Comentário – “Transição feudalismo ao capitalismo”. “Afastamento da barreira natural, crescente socialização”, etc. O autor fala pouco de como o capitalismo é global. Parece que a revolução russa aconteceu só na Rússia, e que os processos que vieram depois não têm relação com a Rússia. Principalmente as consequências disso na economia. Novamente o descolamento da economia (ligada aos processos da luta de classes) e da política. Exemplo: New Deal teve inspiração na NEP: estado concentrado atuando na economia.

Comentário – O autor tem uma posição clássica do desenvolvimento das forças produtivas ascendentes. A complexidade que isso cria, a divisão social do trabalho e suas contradições. Mas depois fala do surgimento da classe revolucionária e distingue classe trabalhadora sindicalmente organizada e classe revolucionária. Parece combinação de um economicismo associado ao surgimento da subjetividade como elementos para a revolução.

Comentário – esse economicismo tem como par necessário o humanismo da subjetividade burguesa.

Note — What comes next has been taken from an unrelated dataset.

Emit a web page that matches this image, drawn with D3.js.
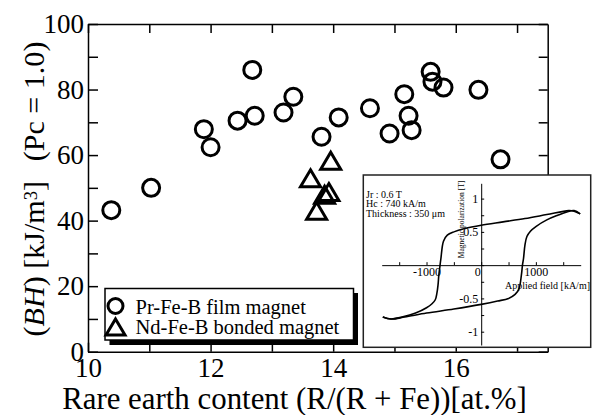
<!DOCTYPE html>
<html>
<head>
	<meta charset="utf-8">
	<script src="https://cdn.jsdelivr.net/npm/d3@7"></script>
	<style>
		body { margin: 0; background: #fff; }
		svg { display: block; }
		svg text { font-family: "Liberation Serif", "Times New Roman", serif; fill: #000; }
		.axis path, .axis line { stroke: #000; stroke-width: 1.5; }
		.axis text { font-size: 27px; }
		.iaxis path, .iaxis line { stroke: #000; stroke-width: 1; }
		.iaxis text { font-size: 12px; }
	</style>
</head>
<body>
	<svg width="592" height="415"></svg>
	<script>
		// Pr-Fe-B film magnets
		var filmContent = [10.38, 11.03, 11.89, 12.00, 12.44, 12.68, 12.72, 13.19, 13.35, 13.81, 14.09,
			14.60, 14.92, 15.16, 15.23, 15.28, 15.59, 15.62, 15.80, 16.37, 16.73];
		var filmBH = [43.2, 50.0, 67.9, 62.4, 70.5, 86.0, 72.0, 73.0, 77.8, 65.6, 71.5,
			74.3, 66.6, 78.6, 72.0, 67.6, 85.4, 82.4, 80.6, 79.9, 58.7];
		// Nd-Fe-B bonded magnets
		var bondedContent = [13.96, 13.63, 13.93, 13.86, 13.73];
		var bondedBH = [58.3, 52.9, 48.7, 47.9, 43.0];

		var xTicks = [10, 11, 12, 13, 14, 15, 16, 17];
		var xTickLabels = [10, 12, 14, 16];
		var yTicks = [0, 10, 20, 30, 40, 50, 60, 70, 80, 90, 100];
		var yTickLabels = [0, 20, 40, 60, 80, 100];

		var legendLabels = ["Pr-Fe-B film magnet", "Nd-Fe-B bonded magnet"];

		// inset hysteresis loop, applied field [kA/m] vs polarization [T]
		var loopUpperH = [1810, 1700, 1600, 1200, 800, 400, 0, -300, -500, -620, -690, -737, -760, -775, -790, -810,
			-840, -900, -1000, -1200, -1450, -1650, -1800];
		var loopUpperJ = [0.77, 0.81, 0.82, 0.76, 0.70, 0.65, 0.60, 0.55, 0.50, 0.45, 0.36, 0.10, -0.05, -0.15, -0.30, -0.42,
			-0.52, -0.58, -0.64, -0.72, -0.78, -0.81, -0.78];
		var loopLowerH = [-1800, -1650, -1400, -1000, -500, 0, 300, 500, 620, 690, 735, 755, 774, 800, 836,
			900, 1000, 1200, 1400, 1567, 1700, 1810];
		var loopLowerJ = [-0.78, -0.81, -0.78, -0.72, -0.66, -0.59, -0.54, -0.50, -0.44, -0.36, -0.15, 0.0, 0.10, 0.30, 0.43,
			0.51, 0.58, 0.68, 0.75, 0.80, 0.82, 0.77];
		var loopXTicks = [-1500, -1000, -500, 0, 500, 1000, 1500];
		var loopXLabels = [-1000, 0, 1000];
		var loopYTicks = [-1, -0.75, -0.5, -0.25, 0, 0.25, 0.5, 0.75, 1];
		var loopYLabels = [-1, -0.5, 0.5, 1];
		var loopNotes = ["Jr : 0.6 T", "Hc : 740 kA/m", "Thickness : 350 \u03bcm"];

		var svg = d3.select("svg");

		var x = d3.scaleLinear().domain([10, 17.5]).range([88, 547.7]);
		var y = d3.scaleLinear().domain([0, 100]).range([351.7, 24]);

		// scale a text's font so its run spans the given length
		function fitText(sel, len) {
			var w = sel.node().getBBox().width;
			var fs = parseFloat(sel.style("font-size"));
			sel.style("font-size", (fs * len / w) + "px");
		}

		// frame axes, ticks pointing inward
		svg.append("g").attr("class", "axis")
			.attr("transform", "translate(0," + y(0) + ")")
			.call(d3.axisBottom(x).tickValues(xTicks).tickSize(-9).tickSizeOuter(0)
				.tickFormat(function(d) { return xTickLabels.indexOf(d) >= 0 ? d : ""; }))
			.selectAll("text").attr("y", 25).attr("dy", 0);

		svg.append("g").attr("class", "axis")
			.attr("transform", "translate(0," + y(100) + ")")
			.call(d3.axisTop(x).tickValues(xTicks).tickSize(-9).tickSizeOuter(0).tickFormat(""));

		svg.append("g").attr("class", "axis")
			.attr("transform", "translate(" + x(10) + ",0)")
			.call(d3.axisLeft(y).tickValues(yTicks).tickSize(-10).tickSizeOuter(0).tickPadding(4)
				.tickFormat(function(d) { return yTickLabels.indexOf(d) >= 0 ? d : ""; }));

		svg.append("g").attr("class", "axis")
			.attr("transform", "translate(" + x(17.5) + ",0)")
			.call(d3.axisRight(y).tickValues(yTicks).tickSize(-9).tickSizeOuter(0).tickFormat(""));

		// axis titles
		var xt = svg.append("text")
			.attr("x", 294.5).attr("y", 409)
			.attr("text-anchor", "middle")
			.style("font-size", "28px")
			.text("Rare earth content (R/(R + Fe))[at.%]");
		fitText(xt, 465);

		var yt = svg.append("text")
			.attr("transform", "translate(44,189) rotate(-90)")
			.attr("text-anchor", "middle")
			.style("font-size", "28px");
		yt.append("tspan").text("(");
		yt.append("tspan").style("font-style", "italic").text("BH");
		yt.append("tspan").text(") [kJ/m");
		yt.append("tspan").attr("dy", "-0.4em").style("font-size", "0.62em").text("3");
		yt.append("tspan").attr("dy", "0.25em").text("]");
		yt.append("tspan").attr("dx", "0.65em").text("(Pc = 1.0)");
		fitText(yt, 295);

		function triangle(s) {
			return "M0," + (-s * 0.85) + "L" + s + "," + (s * 0.85) + "L" + (-s) + "," + (s * 0.85) + "Z";
		}

		// markers
		svg.append("g").selectAll("circle")
			.data(d3.range(filmContent.length))
			.enter().append("circle")
			.attr("cx", function(i) { return x(filmContent[i]); })
			.attr("cy", function(i) { return y(filmBH[i]); })
			.attr("r", 8.5)
			.attr("fill", "none").attr("stroke", "#000").attr("stroke-width", 3);

		svg.append("g").selectAll("path")
			.data(d3.range(bondedContent.length))
			.enter().append("path")
			.attr("transform", function(i) { return "translate(" + x(bondedContent[i]) + "," + y(bondedBH[i]) + ")"; })
			.attr("d", triangle(10))
			.attr("fill", "none").attr("stroke", "#000").attr("stroke-width", 3);

		// legend with drop shadow
		var lg = svg.append("g");
		lg.append("rect").attr("x", 109.5).attr("y", 293).attr("width", 248.5).attr("height", 52).attr("fill", "#000");
		lg.append("rect").attr("x", 105).attr("y", 288.5).attr("width", 248.5).attr("height", 51.5)
			.attr("fill", "#fff").attr("stroke", "#000").attr("stroke-width", 1.5);
		lg.append("circle").attr("cx", 115.5).attr("cy", 306).attr("r", 7.5)
			.attr("fill", "none").attr("stroke", "#000").attr("stroke-width", 3);
		lg.append("path").attr("transform", "translate(115.5,327)").attr("d", triangle(9.5))
			.attr("fill", "none").attr("stroke", "#000").attr("stroke-width", 3);
		lg.selectAll("text.lab").data(legendLabels).enter().append("text")
			.attr("x", 135.5)
			.attr("y", function(d, i) { return 313.5 + i * 20; })
			.style("font-size", "20.5px")
			.text(function(d) { return d; });

		// inset: hysteresis loop
		var ins = svg.append("g");
		ins.append("rect").attr("x", 363.3).attr("y", 175).attr("width", 227.4).attr("height", 172.3)
			.attr("fill", "#fff").attr("stroke", "#222").attr("stroke-width", 1.5);

		var xi = d3.scaleLinear().domain([-1820, 1820]).range([381.7, 580.7]);
		var yi = d3.scaleLinear().domain([-1.2, 1.23]).range([345, 183.3]);

		var ixAxis = ins.append("g").attr("class", "iaxis")
			.attr("transform", "translate(0," + yi(0) + ")")
			.call(d3.axisBottom(xi).tickValues(loopXTicks).tickSize(-3).tickSizeOuter(0)
				.tickFormat(function(d) { return loopXLabels.indexOf(d) >= 0 ? d : ""; }));
		ixAxis.selectAll("text").attr("y", 11).attr("dy", 0)
			.attr("dx", function(d) { return d === 0 ? -4 : 0; });

		ins.append("g").attr("class", "iaxis")
			.attr("transform", "translate(" + xi(0) + ",0)")
			.call(d3.axisLeft(yi).tickValues(loopYTicks).tickSize(-3).tickSizeOuter(0).tickPadding(3)
				.tickFormat(function(d) { return loopYLabels.indexOf(d) >= 0 ? d : ""; }));

		ins.append("text")
			.attr("x", 590).attr("y", 288.5)
			.attr("text-anchor", "end")
			.style("font-size", "10px")
			.text("Applied field [kA/m]");

		ins.append("text")
			.attr("transform", "translate(463.5,219.5) rotate(-90)")
			.attr("text-anchor", "middle")
			.style("font-size", "7.5px")
			.text("Magnetic polarization [T]");

		ins.selectAll("text.note").data(loopNotes).enter().append("text")
			.attr("x", 366)
			.attr("y", function(d, i) { return 197.5 + i * 9.7; })
			.style("font-size", "10px")
			.text(function(d) { return d; });

		var line = d3.line()
			.x(function(d) { return xi(d[0]); })
			.y(function(d) { return yi(d[1]); })
			.curve(d3.curveCatmullRom.alpha(0.5));

		var upper = loopUpperH.map(function(h, i) { return [h, loopUpperJ[i]]; });
		var lower = loopLowerH.map(function(h, i) { return [h, loopLowerJ[i]]; });

		ins.selectAll("path.loop").data([upper, lower]).enter().append("path")
			.attr("d", line)
			.attr("fill", "none").attr("stroke", "#000").attr("stroke-width", 1.6);
	</script>
</body>
</html>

Comentário – Luckács faz afirmações problemáticas como pressuposto, como se retomasse uma ideia já defendida. “Capitalismo que projeta um futuro” – fiquei perdida com isso. Se pensarmos que a mudança das formações sociais depende das revoluções, todos de alguma forma tem passado a ser enfrentado e presente a ser construído. Seria pensando em um capitalismo em consolidação? Acho que não, porque ele não está num processo de círculo virtuoso de crescimento.

Comentário – Interpretei como se falasse dos países da esfera soviética, que tiveram ganhos de produtividade que pareciam automáticos. Mandel – o regime soviético tinha oposição, o que coloca em cheque essa posição de Lukács. Parte do pressuposto de que entende que há uma esfera superior do desenvolvimento econômico

Comentário – Jabbour atribui a alta produtividade à consciência política (vontade de trabalhar pelo projeto).

Comentário – acho essas concepções bastante problemáticas. Consideram as forças produtivas como neutras, a-históricas e não constituídas pelas relações capitalistas de produção com vistas a permitir a expansão da acumulação do capital. Tomada das forças produtivas para seu desenvolvimento quantitativo implica em ciência como algo neutro. Ascenção do trabalho material é indício de ascensão do socialismo como elementos de socialização. E aí a ciência e as forças produtivas como elemento de libertação humana.

Comentário –Althusser – economicistas são os humanistas atrelados ao jovem Marx e que sustentam o primado do desenvolvimento das forças produtivas. Lukács chama o desenvolvimento do capital de desenvolvimento das necessidades humanas / essência humana. Aquilo que parece tangenciar a materialidade fica esvaziado – tenta construir a objetividade revolucionária com subjetividade. Sem especificidade capitalista. Essa objetividade são as formas sociais. Aspecto subjetivo descamba para um voluntarismo, sem determinação nem mediação.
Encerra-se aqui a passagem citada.